Eloquence and Prayer at Table.

Praying at table doesn’t have to be part of our Olympic or heroic pattern. We can grunt a prayer, as anyone who has ever been in a foxhole knows. Having said that, there is nothing wrong with eloquence either. I used to try for it on Facebook and a few of my best correspondents, like Mary Luti and Maren Tirabassi still do. If prayer at table is good, and a grunt towards God is acceptable, then imagine how much more beautiful eloquence could be, for you and for those who get to hear the prayersFrom grunt to grace is not far, as the crow flies. A lot depends on getting your stale story about yourself out of the way. If a grunt removes heroic self-consciousness, great. Grace has come to your table. If writing an eloquent prayer becomes a tongue twister and you find yourself competing with yourself or others in the wordsmithing Olympics, grace at table has already passed you by. Why bother? A beautiful prayer popped up at a table in New Hampshire on Friday night. We were with our friends Michael Ferber and Susan Arnold. Susie had fixed a goat meat tagine; Michael had made a cold blueberry soup. We were watching the Olympics out of our side ears and eyes. The bugs weren’t biting. The golden retriever, “Lola”, whom we have both called our own over the years, was quietly attending the cocktail hour with a tennis ball. There was enough eloquence of food and air, friendship and ambiance. to allow prayer to emerge, rather than be grunted. I prayed a quickie, straight from my heart. “Thank you, God.” Then Warren lit the Shabbat candles.

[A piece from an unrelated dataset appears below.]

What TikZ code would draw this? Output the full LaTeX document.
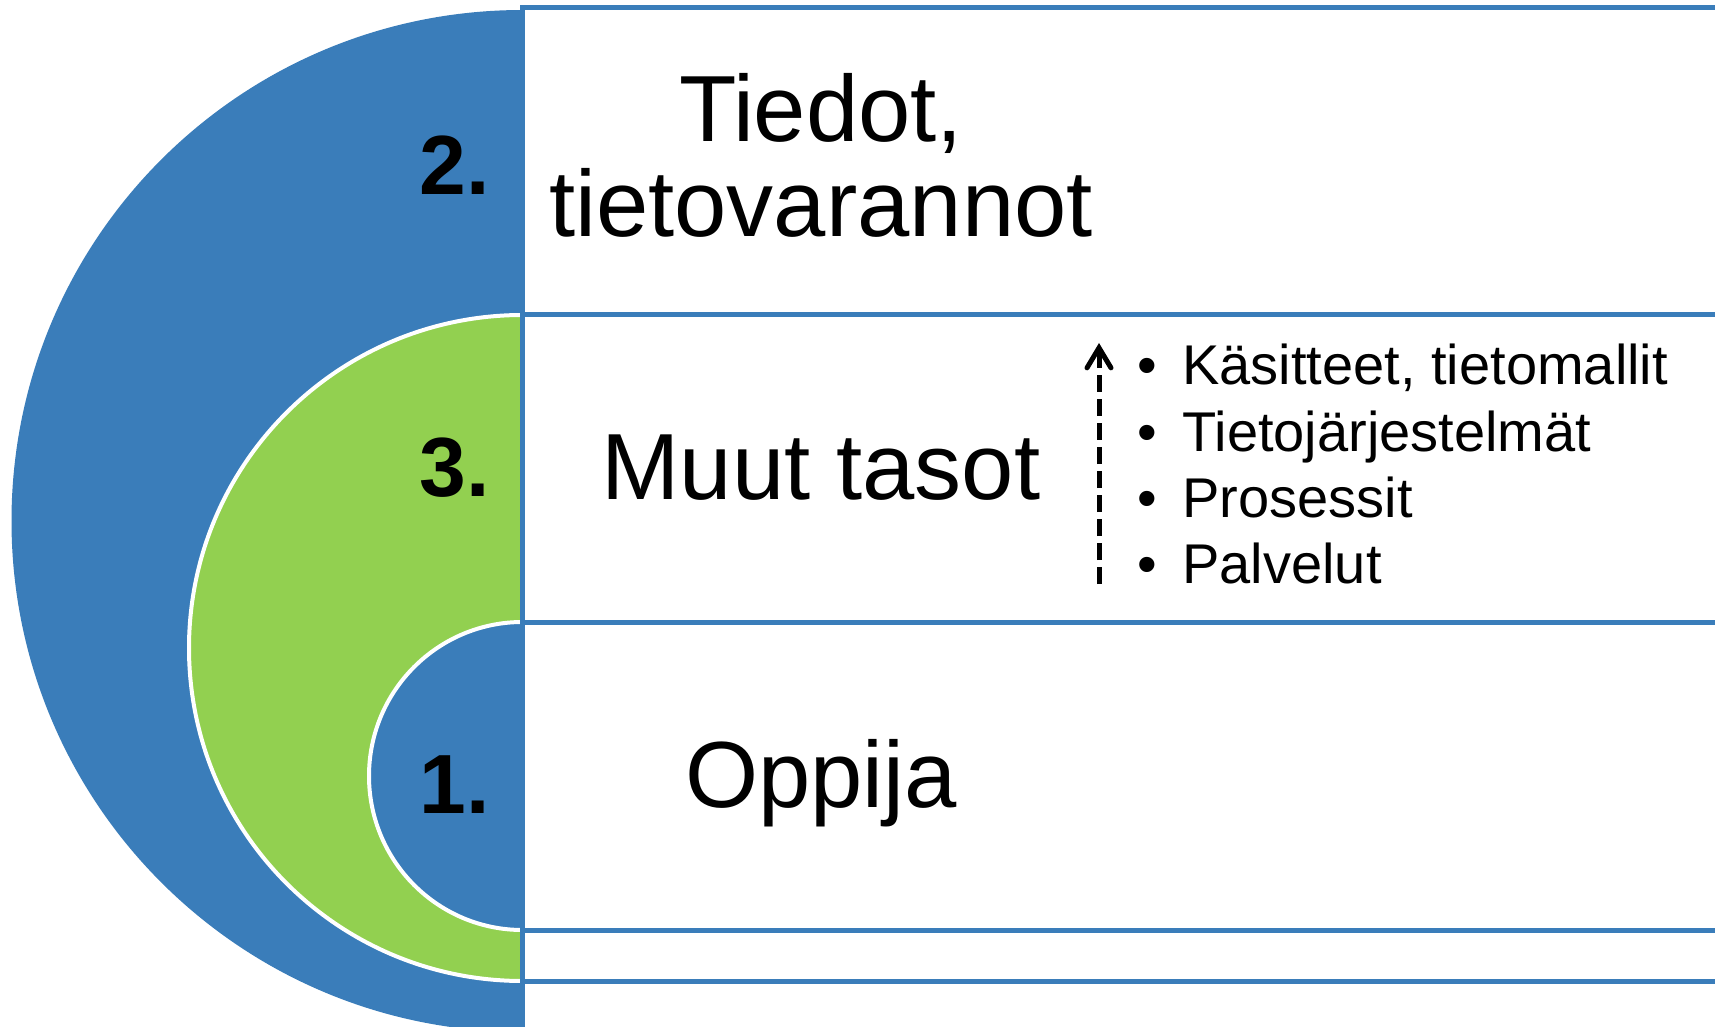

Then Michael remembered this prayer: "Fix thou our steps, O Lord, that we stagger not in the uneven motions that sway the world but go steadily on our way, neither censuring the journey for the weather we meet nor turning aside from aught that befalls us." We know it comes from the Unitarians but we are not sure which ones. Sourcing of eloquence is always appreciated. The goat came from down the road in Stratford, New Hampshire. The blueberries came from when Susie and Lola had “gone pickin.”